Objective:
Drop every picture, then transcribe the remaining data exactly.

Information shown:
....

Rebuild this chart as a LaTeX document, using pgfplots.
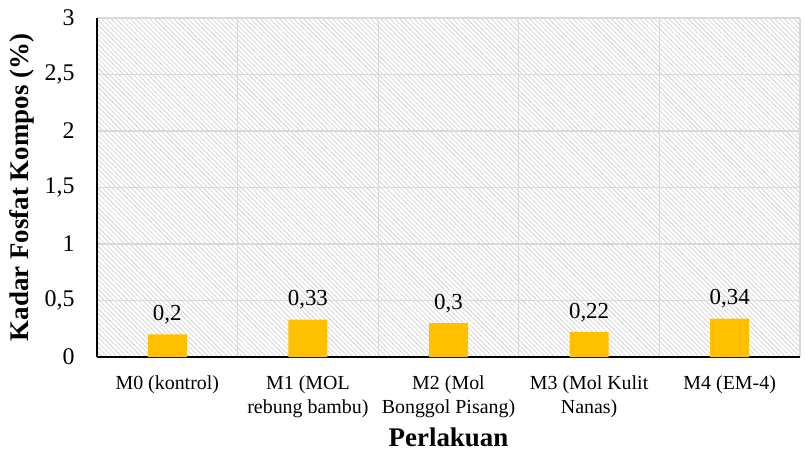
\documentclass[border=0pt]{standalone}
\usepackage{fontspec}
\setmainfont{Liberation Serif}
\usepackage{pgfplots}
\pgfplotsset{compat=1.18}
\usetikzlibrary{patterns.meta}
\definecolor{barfill}{HTML}{FFC000}
\definecolor{gridc}{HTML}{D9D9D9}
\definecolor{hatchc}{HTML}{CCCCCC}

\begin{document}
\begin{tikzpicture}
\begin{axis}[
  at={(0,0)}, anchor=south west,
  scale only axis,
  width=703bp, height=339bp,
  xmin=-0.5, xmax=4.5,
  ymin=0, ymax=3,
  ytick={0,0.5,1,1.5,2,2.5,3},
  xtick={0,1,2,3,4},
  xticklabels={M0 (kontrol),M1 (MOL\\rebung bambu),M2 (Mol\\Bonggol Pisang),M3 (Mol Kulit\\Nanas),M4 (EM-4)},
  minor xtick={0.5,1.5,2.5,3.5,4.5},
  xminorgrids=true, ymajorgrids=true,
  grid style={gridc, line width=1.3bp},
  minor grid style={gridc, line width=1.3bp},
  major tick length=0pt, minor tick length=0pt,
  axis x line*=bottom, axis y line*=left,
  axis line style={black, line width=1.2bp, -},
  axis background/.style={pattern={Lines[angle=-45, distance=3.4bp, line width=0.6bp]}, pattern color=hatchc},
  /pgf/number format/use comma,
  /pgf/number format/assume math mode=true,
  yticklabel style={font=\fontsize{24}{26}\selectfont, xshift=-19bp},
  xticklabel style={font=\fontsize{20}{24}\selectfont, align=center, yshift=-15bp},
  xlabel={Perlakuan},
  ylabel={Kadar Fosfat Kompos (\%)},
  every axis x label/.style={at={(axis description cs:0.5,0)}, yshift=-80bp, anchor=center, font=\bfseries\fontsize{27}{30}\selectfont},
  every axis y label/.style={at={(axis description cs:0,0.5)}, xshift=-75bp, rotate=90, anchor=center, font=\bfseries\fontsize{27}{30}\selectfont},
  nodes near coords,
  every node near coord/.append style={font=\fontsize{23}{25}\selectfont, black, yshift=7bp},
]
\addplot[ybar, bar width=39bp, fill=barfill, draw=none] coordinates {
  (0,0.20) (1,0.33) (2,0.30) (3,0.22) (4,0.34)
};
\end{axis}
\useasboundingbox (-97bp,-94bp) rectangle (708bp,357bp);
\end{tikzpicture}
\end{document}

....

Solution:
Rebuild this chart as a LaTeX document, using pgfplots.
\documentclass[border=0pt]{standalone}
\usepackage{fontspec}
\setmainfont{Liberation Serif}
\usepackage{pgfplots}
\pgfplotsset{compat=1.18}
\usetikzlibrary{patterns.meta}
\definecolor{barfill}{HTML}{FFC000}
\definecolor{gridc}{HTML}{D9D9D9}
\definecolor{hatchc}{HTML}{CCCCCC}

\begin{document}
\begin{tikzpicture}
\begin{axis}[
  at={(0,0)}, anchor=south west,
  scale only axis,
  width=703bp, height=339bp,
  xmin=-0.5, xmax=4.5,
  ymin=0, ymax=3,
  ytick={0,0.5,1,1.5,2,2.5,3},
  xtick={0,1,2,3,4},
  xticklabels={M0 (kontrol),M1 (MOL\\rebung bambu),M2 (Mol\\Bonggol Pisang),M3 (Mol Kulit\\Nanas),M4 (EM-4)},
  minor xtick={0.5,1.5,2.5,3.5,4.5},
  xminorgrids=true, ymajorgrids=true,
  grid style={gridc, line width=1.3bp},
  minor grid style={gridc, line width=1.3bp},
  major tick length=0pt, minor tick length=0pt,
  axis x line*=bottom, axis y line*=left,
  axis line style={black, line width=1.2bp, -},
  axis background/.style={pattern={Lines[angle=-45, distance=3.4bp, line width=0.6bp]}, pattern color=hatchc},
  /pgf/number format/use comma,
  /pgf/number format/assume math mode=true,
  yticklabel style={font=\fontsize{24}{26}\selectfont, xshift=-19bp},
  xticklabel style={font=\fontsize{20}{24}\selectfont, align=center, yshift=-15bp},
  xlabel={Perlakuan},
  ylabel={Kadar Fosfat Kompos (\%)},
  every axis x label/.style={at={(axis description cs:0.5,0)}, yshift=-80bp, anchor=center, font=\bfseries\fontsize{27}{30}\selectfont},
  every axis y label/.style={at={(axis description cs:0,0.5)}, xshift=-75bp, rotate=90, anchor=center, font=\bfseries\fontsize{27}{30}\selectfont},
  nodes near coords,
  every node near coord/.append style={font=\fontsize{23}{25}\selectfont, black, yshift=7bp},
]
\addplot[ybar, bar width=39bp, fill=barfill, draw=none] coordinates {
  (0,0.20) (1,0.33) (2,0.30) (3,0.22) (4,0.34)
};
\end{axis}
\useasboundingbox (-97bp,-94bp) rectangle (708bp,357bp);
\end{tikzpicture}
\end{document}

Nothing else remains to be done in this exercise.